* START *

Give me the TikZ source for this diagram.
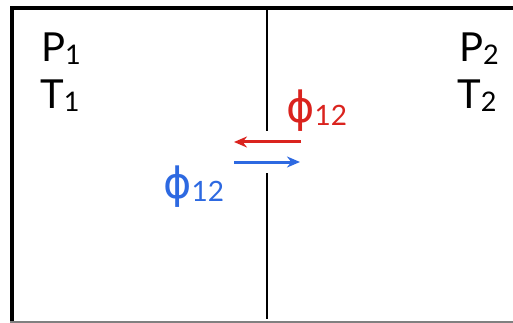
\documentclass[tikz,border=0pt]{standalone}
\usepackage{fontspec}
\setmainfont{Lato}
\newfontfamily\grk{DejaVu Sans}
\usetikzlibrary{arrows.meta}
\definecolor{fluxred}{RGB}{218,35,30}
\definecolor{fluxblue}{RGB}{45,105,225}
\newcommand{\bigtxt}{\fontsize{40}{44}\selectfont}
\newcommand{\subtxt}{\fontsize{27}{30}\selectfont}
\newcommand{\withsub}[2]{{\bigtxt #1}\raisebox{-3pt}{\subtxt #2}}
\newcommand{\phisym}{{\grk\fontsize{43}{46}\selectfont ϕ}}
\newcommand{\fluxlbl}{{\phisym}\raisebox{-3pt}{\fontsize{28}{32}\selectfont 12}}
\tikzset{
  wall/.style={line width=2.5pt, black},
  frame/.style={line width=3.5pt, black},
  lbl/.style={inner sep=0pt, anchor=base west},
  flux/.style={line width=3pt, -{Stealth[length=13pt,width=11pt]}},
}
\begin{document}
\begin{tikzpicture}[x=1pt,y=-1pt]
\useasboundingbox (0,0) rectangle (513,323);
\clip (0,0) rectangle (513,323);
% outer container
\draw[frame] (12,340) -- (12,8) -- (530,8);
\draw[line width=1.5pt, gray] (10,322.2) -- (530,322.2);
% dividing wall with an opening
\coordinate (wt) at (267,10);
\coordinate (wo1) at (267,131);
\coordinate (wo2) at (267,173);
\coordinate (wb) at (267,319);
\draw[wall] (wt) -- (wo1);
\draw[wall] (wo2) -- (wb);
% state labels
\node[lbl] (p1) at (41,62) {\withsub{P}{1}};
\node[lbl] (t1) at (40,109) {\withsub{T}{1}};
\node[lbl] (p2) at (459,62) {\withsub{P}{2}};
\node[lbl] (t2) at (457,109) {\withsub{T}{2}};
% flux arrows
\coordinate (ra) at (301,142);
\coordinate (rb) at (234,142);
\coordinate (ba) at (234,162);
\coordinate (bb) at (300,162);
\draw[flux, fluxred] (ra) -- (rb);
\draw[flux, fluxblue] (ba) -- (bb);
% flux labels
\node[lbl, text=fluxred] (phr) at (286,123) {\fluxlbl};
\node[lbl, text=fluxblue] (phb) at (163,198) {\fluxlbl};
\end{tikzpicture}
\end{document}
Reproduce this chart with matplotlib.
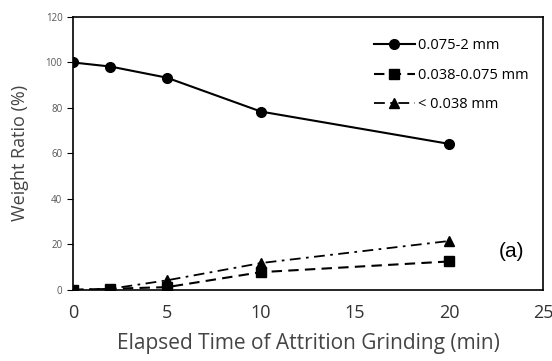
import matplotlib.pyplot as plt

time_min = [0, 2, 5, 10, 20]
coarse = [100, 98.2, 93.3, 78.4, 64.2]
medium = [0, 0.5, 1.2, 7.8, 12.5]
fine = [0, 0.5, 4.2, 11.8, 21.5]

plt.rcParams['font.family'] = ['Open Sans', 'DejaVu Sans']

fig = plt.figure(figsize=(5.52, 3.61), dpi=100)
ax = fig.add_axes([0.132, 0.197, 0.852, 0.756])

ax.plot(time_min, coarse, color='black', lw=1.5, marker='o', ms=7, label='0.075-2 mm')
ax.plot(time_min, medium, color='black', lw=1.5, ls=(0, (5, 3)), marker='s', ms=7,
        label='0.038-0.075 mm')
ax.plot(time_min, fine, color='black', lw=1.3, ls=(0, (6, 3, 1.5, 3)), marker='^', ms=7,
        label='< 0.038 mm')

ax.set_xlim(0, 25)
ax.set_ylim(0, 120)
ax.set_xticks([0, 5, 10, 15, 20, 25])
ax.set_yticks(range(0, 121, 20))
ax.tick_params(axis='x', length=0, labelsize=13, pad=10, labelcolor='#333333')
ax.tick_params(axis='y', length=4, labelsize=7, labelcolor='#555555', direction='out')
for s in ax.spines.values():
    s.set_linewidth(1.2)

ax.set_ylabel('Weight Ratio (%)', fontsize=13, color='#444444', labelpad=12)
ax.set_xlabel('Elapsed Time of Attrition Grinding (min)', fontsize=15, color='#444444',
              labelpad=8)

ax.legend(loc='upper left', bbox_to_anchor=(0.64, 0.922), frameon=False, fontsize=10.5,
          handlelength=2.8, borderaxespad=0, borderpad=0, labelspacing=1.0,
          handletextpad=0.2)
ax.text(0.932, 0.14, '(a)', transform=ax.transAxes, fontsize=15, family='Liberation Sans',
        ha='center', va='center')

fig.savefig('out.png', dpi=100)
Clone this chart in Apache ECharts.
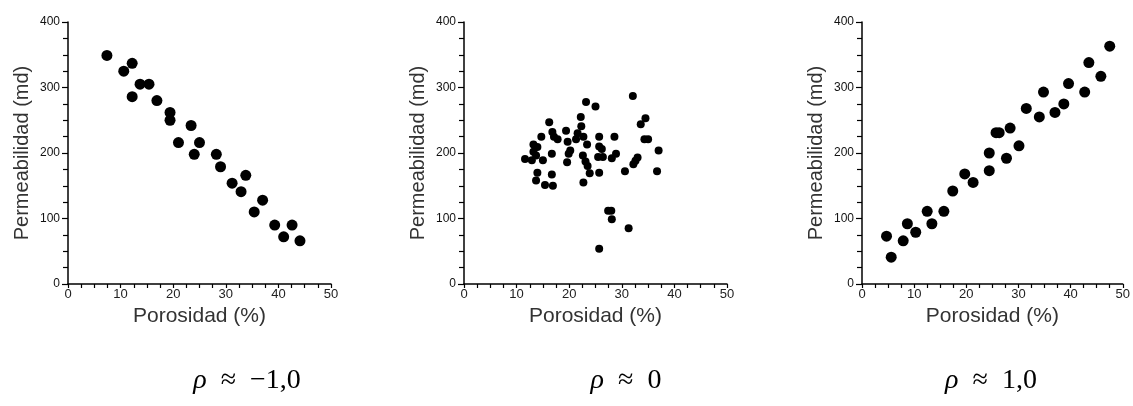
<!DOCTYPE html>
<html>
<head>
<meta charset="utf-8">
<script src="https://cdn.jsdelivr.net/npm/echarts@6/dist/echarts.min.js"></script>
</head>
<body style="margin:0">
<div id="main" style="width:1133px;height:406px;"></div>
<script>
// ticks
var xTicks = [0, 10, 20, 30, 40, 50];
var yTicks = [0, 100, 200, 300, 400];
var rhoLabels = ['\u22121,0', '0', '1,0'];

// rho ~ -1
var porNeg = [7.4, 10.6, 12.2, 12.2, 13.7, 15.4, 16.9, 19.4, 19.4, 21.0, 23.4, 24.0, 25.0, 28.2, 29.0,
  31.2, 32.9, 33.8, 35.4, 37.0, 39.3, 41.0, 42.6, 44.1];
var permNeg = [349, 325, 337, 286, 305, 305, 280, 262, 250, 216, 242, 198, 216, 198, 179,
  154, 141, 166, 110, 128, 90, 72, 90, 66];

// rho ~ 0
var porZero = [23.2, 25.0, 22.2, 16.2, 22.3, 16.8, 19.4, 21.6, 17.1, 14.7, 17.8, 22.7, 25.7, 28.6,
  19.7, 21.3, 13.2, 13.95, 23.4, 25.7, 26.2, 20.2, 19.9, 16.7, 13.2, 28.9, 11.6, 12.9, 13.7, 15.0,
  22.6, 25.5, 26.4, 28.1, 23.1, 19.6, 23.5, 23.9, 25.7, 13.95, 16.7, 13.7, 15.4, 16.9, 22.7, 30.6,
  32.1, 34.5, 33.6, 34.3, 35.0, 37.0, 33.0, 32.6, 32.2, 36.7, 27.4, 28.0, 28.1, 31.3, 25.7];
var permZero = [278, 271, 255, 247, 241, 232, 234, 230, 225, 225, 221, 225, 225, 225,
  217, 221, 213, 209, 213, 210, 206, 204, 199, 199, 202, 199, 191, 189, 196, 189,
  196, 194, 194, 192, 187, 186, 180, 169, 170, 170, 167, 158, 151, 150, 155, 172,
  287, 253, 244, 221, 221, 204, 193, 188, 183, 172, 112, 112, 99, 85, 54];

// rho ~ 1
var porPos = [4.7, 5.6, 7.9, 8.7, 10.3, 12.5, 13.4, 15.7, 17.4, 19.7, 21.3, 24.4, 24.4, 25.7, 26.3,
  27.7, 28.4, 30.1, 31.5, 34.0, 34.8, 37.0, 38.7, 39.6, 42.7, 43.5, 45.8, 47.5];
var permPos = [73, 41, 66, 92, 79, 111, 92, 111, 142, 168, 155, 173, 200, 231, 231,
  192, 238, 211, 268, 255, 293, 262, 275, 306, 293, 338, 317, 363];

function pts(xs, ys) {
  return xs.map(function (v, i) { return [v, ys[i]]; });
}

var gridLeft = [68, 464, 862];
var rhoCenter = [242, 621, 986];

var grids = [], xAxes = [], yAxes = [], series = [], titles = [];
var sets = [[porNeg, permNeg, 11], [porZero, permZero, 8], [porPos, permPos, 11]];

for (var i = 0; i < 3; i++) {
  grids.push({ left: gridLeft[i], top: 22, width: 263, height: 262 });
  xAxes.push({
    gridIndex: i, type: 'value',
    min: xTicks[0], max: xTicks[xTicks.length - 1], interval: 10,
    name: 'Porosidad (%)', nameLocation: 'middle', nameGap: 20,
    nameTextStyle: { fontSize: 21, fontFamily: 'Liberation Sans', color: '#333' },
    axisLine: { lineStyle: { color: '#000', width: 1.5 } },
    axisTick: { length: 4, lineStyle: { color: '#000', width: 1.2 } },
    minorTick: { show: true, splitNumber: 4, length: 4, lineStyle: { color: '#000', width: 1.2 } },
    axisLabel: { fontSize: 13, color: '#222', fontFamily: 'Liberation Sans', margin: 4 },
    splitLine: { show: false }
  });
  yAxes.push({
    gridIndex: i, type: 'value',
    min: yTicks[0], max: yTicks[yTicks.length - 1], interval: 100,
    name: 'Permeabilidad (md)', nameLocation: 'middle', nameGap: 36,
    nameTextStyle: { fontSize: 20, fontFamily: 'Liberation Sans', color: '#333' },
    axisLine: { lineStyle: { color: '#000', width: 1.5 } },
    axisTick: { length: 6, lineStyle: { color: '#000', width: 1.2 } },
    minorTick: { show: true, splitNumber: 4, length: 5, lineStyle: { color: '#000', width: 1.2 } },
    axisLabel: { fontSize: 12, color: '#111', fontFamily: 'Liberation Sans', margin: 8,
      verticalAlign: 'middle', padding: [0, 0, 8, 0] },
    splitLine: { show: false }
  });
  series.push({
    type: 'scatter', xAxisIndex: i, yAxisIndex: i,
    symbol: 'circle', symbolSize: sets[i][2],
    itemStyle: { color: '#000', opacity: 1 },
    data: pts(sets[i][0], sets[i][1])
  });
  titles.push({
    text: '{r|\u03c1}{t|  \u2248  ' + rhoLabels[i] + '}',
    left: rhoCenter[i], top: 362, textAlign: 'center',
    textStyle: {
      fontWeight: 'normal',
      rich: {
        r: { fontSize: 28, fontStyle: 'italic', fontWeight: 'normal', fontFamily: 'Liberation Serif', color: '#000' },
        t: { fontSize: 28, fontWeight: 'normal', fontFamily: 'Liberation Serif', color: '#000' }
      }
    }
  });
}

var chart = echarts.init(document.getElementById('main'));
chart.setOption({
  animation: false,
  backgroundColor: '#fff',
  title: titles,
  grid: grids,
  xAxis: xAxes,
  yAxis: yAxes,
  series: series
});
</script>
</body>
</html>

* END *

--- Directive ---
Give the lines above again exactly, from the one containing "Clone this chart in Apache ECharts." to the one containing "154, 141, 166, 110, 128, 90, 72, 90, 66];", both included, but leave out the pictures.

--- Output for this task ---
Clone this chart in Apache ECharts.
<!DOCTYPE html>
<html>
<head>
<meta charset="utf-8">
<script src="https://cdn.jsdelivr.net/npm/echarts@6/dist/echarts.min.js"></script>
</head>
<body style="margin:0">
<div id="main" style="width:1133px;height:406px;"></div>
<script>
// ticks
var xTicks = [0, 10, 20, 30, 40, 50];
var yTicks = [0, 100, 200, 300, 400];
var rhoLabels = ['\u22121,0', '0', '1,0'];

// rho ~ -1
var porNeg = [7.4, 10.6, 12.2, 12.2, 13.7, 15.4, 16.9, 19.4, 19.4, 21.0, 23.4, 24.0, 25.0, 28.2, 29.0,
  31.2, 32.9, 33.8, 35.4, 37.0, 39.3, 41.0, 42.6, 44.1];
var permNeg = [349, 325, 337, 286, 305, 305, 280, 262, 250, 216, 242, 198, 216, 198, 179,
  154, 141, 166, 110, 128, 90, 72, 90, 66];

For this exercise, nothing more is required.